> [JOB]
Output the material exactly, but drop every image it holds.

> [INFORMATION SHOWN]
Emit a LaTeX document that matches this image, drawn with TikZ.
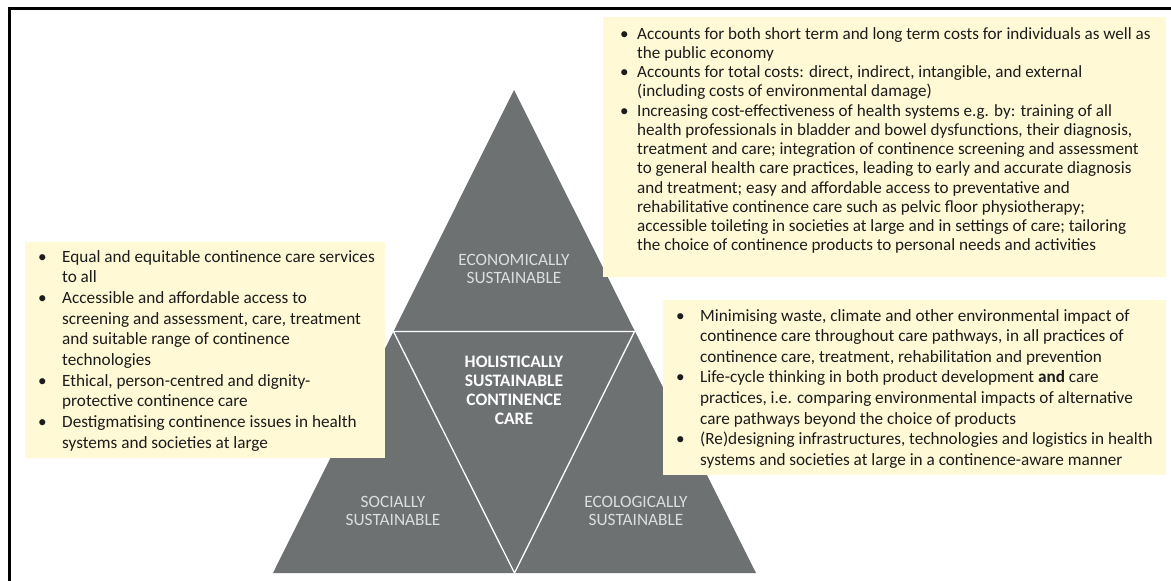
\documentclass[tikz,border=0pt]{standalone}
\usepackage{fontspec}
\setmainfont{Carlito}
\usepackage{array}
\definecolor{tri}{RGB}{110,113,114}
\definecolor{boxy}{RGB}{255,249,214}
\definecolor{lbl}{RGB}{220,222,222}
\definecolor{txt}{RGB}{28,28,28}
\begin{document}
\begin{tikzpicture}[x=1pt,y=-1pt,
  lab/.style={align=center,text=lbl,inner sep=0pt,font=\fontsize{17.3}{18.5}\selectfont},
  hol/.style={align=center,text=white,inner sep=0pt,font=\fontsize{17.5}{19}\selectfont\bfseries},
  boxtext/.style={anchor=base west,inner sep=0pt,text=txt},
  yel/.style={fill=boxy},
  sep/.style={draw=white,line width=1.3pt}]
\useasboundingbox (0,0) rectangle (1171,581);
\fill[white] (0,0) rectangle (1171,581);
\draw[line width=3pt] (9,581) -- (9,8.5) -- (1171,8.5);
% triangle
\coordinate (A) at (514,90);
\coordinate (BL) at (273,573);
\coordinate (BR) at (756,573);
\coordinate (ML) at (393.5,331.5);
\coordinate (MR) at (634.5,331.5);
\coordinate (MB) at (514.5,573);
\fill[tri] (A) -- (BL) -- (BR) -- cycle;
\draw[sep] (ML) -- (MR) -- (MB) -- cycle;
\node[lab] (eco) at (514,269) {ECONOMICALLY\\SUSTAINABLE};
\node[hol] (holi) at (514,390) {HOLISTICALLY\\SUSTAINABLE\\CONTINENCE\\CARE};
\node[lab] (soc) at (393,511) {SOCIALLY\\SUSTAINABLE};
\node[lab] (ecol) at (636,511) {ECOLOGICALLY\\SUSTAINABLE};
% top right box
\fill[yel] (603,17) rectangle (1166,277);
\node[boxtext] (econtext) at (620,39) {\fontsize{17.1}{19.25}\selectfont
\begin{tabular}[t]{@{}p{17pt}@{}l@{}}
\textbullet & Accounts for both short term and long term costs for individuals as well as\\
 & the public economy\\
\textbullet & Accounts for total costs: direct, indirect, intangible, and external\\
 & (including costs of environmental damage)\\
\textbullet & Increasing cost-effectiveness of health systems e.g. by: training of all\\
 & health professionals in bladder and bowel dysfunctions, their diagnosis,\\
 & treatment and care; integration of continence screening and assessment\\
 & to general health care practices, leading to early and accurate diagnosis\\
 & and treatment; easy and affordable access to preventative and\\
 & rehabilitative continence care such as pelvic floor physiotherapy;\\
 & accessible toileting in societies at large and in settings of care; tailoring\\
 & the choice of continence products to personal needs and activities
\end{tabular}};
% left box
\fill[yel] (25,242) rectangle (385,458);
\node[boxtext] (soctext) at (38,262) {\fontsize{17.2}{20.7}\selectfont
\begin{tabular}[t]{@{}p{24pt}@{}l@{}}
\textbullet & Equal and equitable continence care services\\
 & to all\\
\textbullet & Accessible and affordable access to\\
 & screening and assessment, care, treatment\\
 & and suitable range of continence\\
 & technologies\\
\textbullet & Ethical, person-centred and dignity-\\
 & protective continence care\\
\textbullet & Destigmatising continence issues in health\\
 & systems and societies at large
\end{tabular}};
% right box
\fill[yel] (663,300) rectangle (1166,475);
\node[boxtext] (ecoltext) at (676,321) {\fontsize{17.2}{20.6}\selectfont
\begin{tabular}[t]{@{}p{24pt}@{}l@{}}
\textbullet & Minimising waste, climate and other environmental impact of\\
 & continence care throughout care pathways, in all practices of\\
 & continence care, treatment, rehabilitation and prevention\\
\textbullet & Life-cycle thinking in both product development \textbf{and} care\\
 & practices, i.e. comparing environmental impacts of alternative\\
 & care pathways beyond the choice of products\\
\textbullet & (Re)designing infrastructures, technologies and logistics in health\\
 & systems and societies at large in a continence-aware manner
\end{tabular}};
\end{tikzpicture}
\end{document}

> [OUTPUT FOR THIS EXERCISE]
Emit a LaTeX document that matches this image, drawn with TikZ.
\documentclass[tikz,border=0pt]{standalone}
\usepackage{fontspec}
\setmainfont{Carlito}
\usepackage{array}
\definecolor{tri}{RGB}{110,113,114}
\definecolor{boxy}{RGB}{255,249,214}
\definecolor{lbl}{RGB}{220,222,222}
\definecolor{txt}{RGB}{28,28,28}
\begin{document}
\begin{tikzpicture}[x=1pt,y=-1pt,
  lab/.style={align=center,text=lbl,inner sep=0pt,font=\fontsize{17.3}{18.5}\selectfont},
  hol/.style={align=center,text=white,inner sep=0pt,font=\fontsize{17.5}{19}\selectfont\bfseries},
  boxtext/.style={anchor=base west,inner sep=0pt,text=txt},
  yel/.style={fill=boxy},
  sep/.style={draw=white,line width=1.3pt}]
\useasboundingbox (0,0) rectangle (1171,581);
\fill[white] (0,0) rectangle (1171,581);
\draw[line width=3pt] (9,581) -- (9,8.5) -- (1171,8.5);
% triangle
\coordinate (A) at (514,90);
\coordinate (BL) at (273,573);
\coordinate (BR) at (756,573);
\coordinate (ML) at (393.5,331.5);
\coordinate (MR) at (634.5,331.5);
\coordinate (MB) at (514.5,573);
\fill[tri] (A) -- (BL) -- (BR) -- cycle;
\draw[sep] (ML) -- (MR) -- (MB) -- cycle;
\node[lab] (eco) at (514,269) {ECONOMICALLY\\SUSTAINABLE};
\node[hol] (holi) at (514,390) {HOLISTICALLY\\SUSTAINABLE\\CONTINENCE\\CARE};
\node[lab] (soc) at (393,511) {SOCIALLY\\SUSTAINABLE};
\node[lab] (ecol) at (636,511) {ECOLOGICALLY\\SUSTAINABLE};
% top right box
\fill[yel] (603,17) rectangle (1166,277);
\node[boxtext] (econtext) at (620,39) {\fontsize{17.1}{19.25}\selectfont
\begin{tabular}[t]{@{}p{17pt}@{}l@{}}
\textbullet & Accounts for both short term and long term costs for individuals as well as\\
 & the public economy\\
\textbullet & Accounts for total costs: direct, indirect, intangible, and external\\
 & (including costs of environmental damage)\\
\textbullet & Increasing cost-effectiveness of health systems e.g. by: training of all\\
 & health professionals in bladder and bowel dysfunctions, their diagnosis,\\
 & treatment and care; integration of continence screening and assessment\\
 & to general health care practices, leading to early and accurate diagnosis\\
 & and treatment; easy and affordable access to preventative and\\
 & rehabilitative continence care such as pelvic floor physiotherapy;\\
 & accessible toileting in societies at large and in settings of care; tailoring\\
 & the choice of continence products to personal needs and activities
\end{tabular}};
% left box
\fill[yel] (25,242) rectangle (385,458);
\node[boxtext] (soctext) at (38,262) {\fontsize{17.2}{20.7}\selectfont
\begin{tabular}[t]{@{}p{24pt}@{}l@{}}
\textbullet & Equal and equitable continence care services\\
 & to all\\
\textbullet & Accessible and affordable access to\\
 & screening and assessment, care, treatment\\
 & and suitable range of continence\\
 & technologies\\
\textbullet & Ethical, person-centred and dignity-\\
 & protective continence care\\
\textbullet & Destigmatising continence issues in health\\
 & systems and societies at large
\end{tabular}};
% right box
\fill[yel] (663,300) rectangle (1166,475);
\node[boxtext] (ecoltext) at (676,321) {\fontsize{17.2}{20.6}\selectfont
\begin{tabular}[t]{@{}p{24pt}@{}l@{}}
\textbullet & Minimising waste, climate and other environmental impact of\\
 & continence care throughout care pathways, in all practices of\\
 & continence care, treatment, rehabilitation and prevention\\
\textbullet & Life-cycle thinking in both product development \textbf{and} care\\
 & practices, i.e. comparing environmental impacts of alternative\\
 & care pathways beyond the choice of products\\
\textbullet & (Re)designing infrastructures, technologies and logistics in health\\
 & systems and societies at large in a continence-aware manner
\end{tabular}};
\end{tikzpicture}
\end{document}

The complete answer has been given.